WRITTEN TASK ▸
Locate the line bearing "Rebuild this chart" in the material below, then reproduce it and each following line up to and including the line bearing "YAxis, Cell, LabelList".

### INPUT FOR THIS TASK ###

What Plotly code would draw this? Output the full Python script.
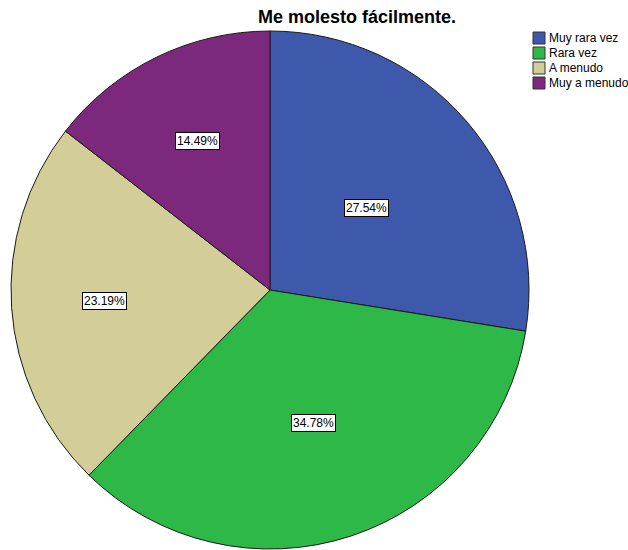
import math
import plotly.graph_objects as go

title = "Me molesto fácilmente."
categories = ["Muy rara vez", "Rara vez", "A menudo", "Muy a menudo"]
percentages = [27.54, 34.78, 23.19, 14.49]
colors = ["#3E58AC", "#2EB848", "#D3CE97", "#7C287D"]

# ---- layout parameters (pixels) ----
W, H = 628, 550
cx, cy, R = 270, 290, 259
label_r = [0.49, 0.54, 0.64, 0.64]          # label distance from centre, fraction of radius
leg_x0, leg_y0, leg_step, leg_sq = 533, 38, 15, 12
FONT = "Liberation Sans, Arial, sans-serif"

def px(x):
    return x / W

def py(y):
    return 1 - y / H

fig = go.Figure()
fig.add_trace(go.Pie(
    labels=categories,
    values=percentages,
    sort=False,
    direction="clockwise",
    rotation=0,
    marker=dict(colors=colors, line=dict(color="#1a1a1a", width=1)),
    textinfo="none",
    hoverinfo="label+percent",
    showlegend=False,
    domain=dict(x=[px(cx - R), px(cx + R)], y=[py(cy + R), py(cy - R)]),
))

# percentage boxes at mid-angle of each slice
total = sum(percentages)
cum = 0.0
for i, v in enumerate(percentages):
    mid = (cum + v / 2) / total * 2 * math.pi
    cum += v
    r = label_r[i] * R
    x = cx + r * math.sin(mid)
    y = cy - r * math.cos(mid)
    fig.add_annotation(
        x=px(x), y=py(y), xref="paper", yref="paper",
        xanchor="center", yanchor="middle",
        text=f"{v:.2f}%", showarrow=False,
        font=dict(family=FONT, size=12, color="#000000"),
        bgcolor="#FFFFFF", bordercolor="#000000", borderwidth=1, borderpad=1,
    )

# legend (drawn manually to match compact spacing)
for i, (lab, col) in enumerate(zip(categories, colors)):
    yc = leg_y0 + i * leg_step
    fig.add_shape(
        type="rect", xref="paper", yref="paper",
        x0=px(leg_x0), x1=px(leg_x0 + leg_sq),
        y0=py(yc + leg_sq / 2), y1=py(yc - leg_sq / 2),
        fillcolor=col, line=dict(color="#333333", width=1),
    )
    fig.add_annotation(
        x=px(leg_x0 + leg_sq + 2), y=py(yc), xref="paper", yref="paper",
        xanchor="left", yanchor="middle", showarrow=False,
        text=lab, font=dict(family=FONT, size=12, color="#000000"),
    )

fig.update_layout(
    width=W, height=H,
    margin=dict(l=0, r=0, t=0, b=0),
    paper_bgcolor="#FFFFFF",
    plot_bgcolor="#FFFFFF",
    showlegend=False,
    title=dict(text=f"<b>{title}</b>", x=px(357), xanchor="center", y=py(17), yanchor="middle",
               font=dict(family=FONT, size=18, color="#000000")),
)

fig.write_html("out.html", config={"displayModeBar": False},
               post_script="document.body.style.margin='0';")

###
### INPUT FOR THIS TASK ###

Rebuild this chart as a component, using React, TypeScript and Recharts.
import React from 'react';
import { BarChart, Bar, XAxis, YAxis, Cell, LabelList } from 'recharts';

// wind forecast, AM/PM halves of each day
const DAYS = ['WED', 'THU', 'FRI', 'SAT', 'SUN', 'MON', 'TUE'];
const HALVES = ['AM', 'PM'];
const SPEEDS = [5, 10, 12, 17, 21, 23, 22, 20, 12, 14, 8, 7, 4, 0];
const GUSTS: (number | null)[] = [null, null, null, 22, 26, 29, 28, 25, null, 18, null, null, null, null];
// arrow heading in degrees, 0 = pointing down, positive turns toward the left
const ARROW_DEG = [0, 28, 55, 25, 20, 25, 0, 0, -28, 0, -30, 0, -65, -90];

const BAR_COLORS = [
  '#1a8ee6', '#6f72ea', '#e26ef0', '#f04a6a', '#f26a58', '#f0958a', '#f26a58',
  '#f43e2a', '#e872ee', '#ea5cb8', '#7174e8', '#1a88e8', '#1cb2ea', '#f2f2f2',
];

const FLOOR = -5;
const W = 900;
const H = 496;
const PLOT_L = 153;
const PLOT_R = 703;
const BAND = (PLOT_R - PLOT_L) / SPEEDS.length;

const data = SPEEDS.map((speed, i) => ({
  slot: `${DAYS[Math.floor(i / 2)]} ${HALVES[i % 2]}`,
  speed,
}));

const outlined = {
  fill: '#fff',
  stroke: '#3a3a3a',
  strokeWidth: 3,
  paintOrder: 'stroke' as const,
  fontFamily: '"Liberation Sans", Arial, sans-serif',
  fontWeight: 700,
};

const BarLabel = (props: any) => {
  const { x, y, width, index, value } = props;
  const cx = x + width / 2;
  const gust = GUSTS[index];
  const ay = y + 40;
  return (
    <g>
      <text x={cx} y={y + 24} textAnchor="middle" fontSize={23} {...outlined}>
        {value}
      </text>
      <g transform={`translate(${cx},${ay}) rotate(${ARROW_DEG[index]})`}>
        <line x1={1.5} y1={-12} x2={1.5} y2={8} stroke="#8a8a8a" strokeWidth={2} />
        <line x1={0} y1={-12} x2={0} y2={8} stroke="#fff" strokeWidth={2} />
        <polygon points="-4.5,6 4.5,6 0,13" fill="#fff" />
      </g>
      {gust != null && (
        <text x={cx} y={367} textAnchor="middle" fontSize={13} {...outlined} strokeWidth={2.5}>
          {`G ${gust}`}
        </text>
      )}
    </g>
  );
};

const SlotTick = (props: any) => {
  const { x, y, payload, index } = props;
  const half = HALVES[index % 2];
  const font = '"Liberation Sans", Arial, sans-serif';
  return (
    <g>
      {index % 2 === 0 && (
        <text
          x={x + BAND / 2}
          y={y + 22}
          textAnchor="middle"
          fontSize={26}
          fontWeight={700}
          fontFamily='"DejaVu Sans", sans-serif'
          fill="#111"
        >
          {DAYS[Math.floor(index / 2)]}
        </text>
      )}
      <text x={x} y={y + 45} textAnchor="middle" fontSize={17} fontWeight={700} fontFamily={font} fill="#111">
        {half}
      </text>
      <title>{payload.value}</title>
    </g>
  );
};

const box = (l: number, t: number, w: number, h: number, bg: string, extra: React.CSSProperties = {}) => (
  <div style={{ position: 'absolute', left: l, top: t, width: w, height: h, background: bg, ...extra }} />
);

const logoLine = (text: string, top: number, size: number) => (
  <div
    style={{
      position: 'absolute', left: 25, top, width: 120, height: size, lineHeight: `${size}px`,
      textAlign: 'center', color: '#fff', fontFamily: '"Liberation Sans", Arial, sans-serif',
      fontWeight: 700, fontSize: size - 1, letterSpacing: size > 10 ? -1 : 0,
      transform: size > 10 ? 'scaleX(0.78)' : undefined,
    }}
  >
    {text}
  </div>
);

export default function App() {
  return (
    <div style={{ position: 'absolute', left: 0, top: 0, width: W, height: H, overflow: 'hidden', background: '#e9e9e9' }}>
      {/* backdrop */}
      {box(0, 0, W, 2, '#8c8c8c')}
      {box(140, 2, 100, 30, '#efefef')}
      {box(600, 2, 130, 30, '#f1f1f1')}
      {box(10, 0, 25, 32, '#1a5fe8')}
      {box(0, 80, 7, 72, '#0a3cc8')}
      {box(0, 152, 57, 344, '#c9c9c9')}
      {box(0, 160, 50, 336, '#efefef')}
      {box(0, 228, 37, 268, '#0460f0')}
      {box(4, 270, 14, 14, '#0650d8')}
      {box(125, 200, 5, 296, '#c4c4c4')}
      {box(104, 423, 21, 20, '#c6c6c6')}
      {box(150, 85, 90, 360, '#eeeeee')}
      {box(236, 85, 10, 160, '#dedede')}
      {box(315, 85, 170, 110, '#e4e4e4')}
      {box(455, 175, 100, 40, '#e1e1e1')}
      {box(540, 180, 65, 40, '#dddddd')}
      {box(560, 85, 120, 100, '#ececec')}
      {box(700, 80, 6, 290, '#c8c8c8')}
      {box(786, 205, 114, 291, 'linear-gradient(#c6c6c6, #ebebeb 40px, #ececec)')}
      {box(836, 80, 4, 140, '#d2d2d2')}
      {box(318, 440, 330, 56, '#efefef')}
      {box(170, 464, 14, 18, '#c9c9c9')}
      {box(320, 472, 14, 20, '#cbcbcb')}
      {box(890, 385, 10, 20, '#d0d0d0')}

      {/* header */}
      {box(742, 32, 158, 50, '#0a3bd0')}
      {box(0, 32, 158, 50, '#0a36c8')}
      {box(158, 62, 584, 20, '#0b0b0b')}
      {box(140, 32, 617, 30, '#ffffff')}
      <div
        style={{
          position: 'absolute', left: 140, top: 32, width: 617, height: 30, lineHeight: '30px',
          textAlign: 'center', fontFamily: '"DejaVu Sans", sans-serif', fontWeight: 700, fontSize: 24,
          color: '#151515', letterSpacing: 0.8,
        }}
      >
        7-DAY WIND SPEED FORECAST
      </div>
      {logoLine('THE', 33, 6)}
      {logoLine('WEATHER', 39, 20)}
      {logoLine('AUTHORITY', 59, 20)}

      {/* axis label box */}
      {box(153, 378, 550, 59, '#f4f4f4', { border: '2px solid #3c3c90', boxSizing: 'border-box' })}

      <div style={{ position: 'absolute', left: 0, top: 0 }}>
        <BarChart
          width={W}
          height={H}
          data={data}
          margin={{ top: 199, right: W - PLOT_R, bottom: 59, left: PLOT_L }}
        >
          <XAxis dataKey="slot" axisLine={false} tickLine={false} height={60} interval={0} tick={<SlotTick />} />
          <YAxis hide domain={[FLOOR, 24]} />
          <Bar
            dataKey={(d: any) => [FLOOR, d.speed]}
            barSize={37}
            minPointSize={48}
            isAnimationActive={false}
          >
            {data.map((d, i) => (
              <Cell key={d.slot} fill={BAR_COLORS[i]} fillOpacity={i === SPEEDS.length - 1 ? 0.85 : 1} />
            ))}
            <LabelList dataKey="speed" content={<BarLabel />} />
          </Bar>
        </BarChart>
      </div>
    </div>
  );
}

###
### INPUT FOR THIS TASK ###

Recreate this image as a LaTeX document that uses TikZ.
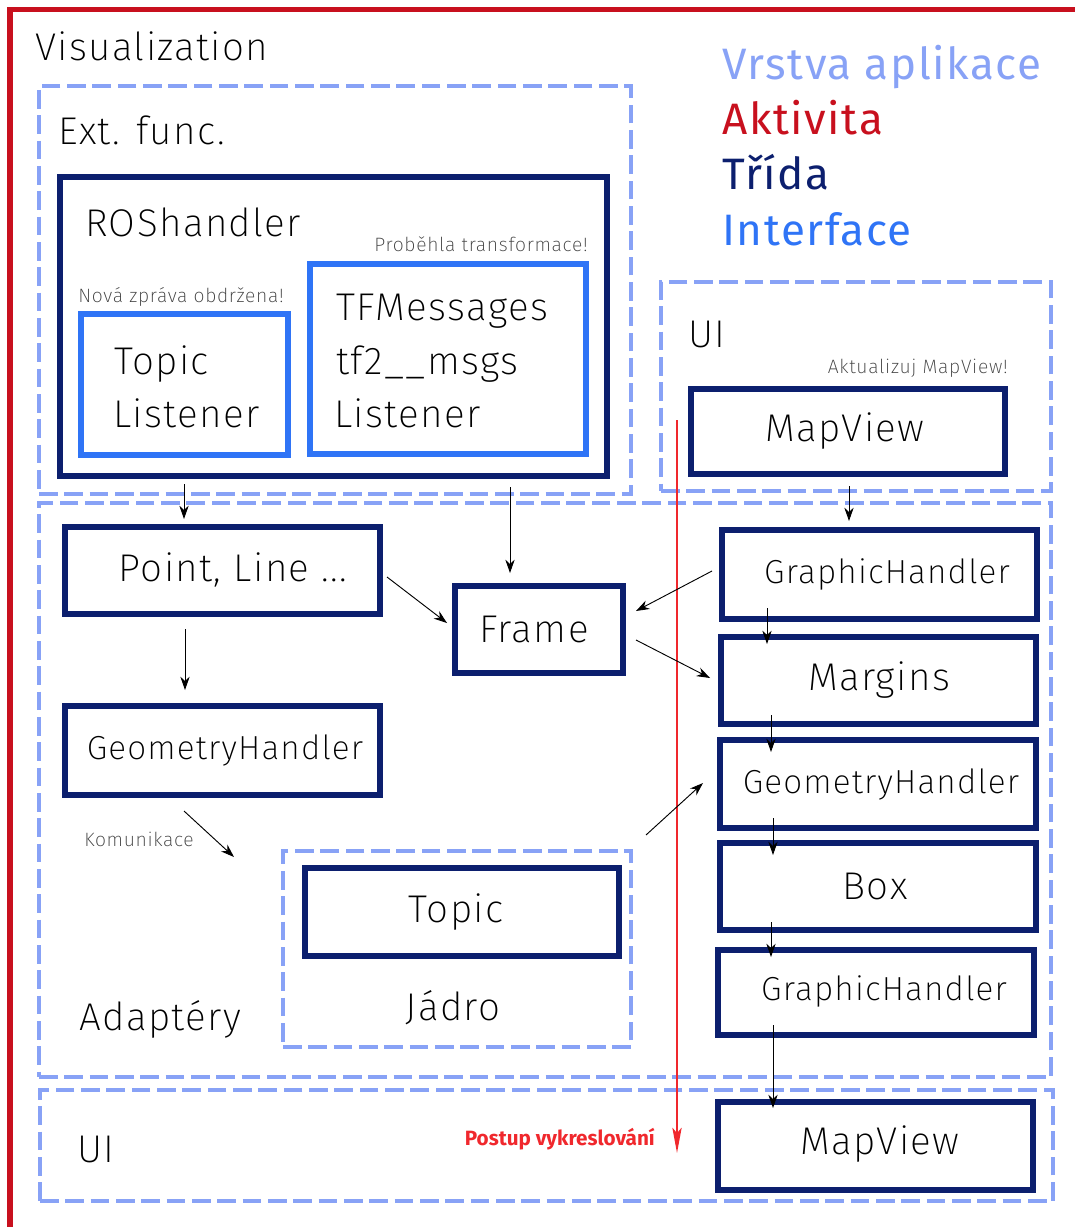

###

FINISHED TASK ▸
Rebuild this chart as a component, using React, TypeScript and Recharts.
import React from 'react';
import { BarChart, Bar, XAxis, YAxis, Cell, LabelList } from 'recharts';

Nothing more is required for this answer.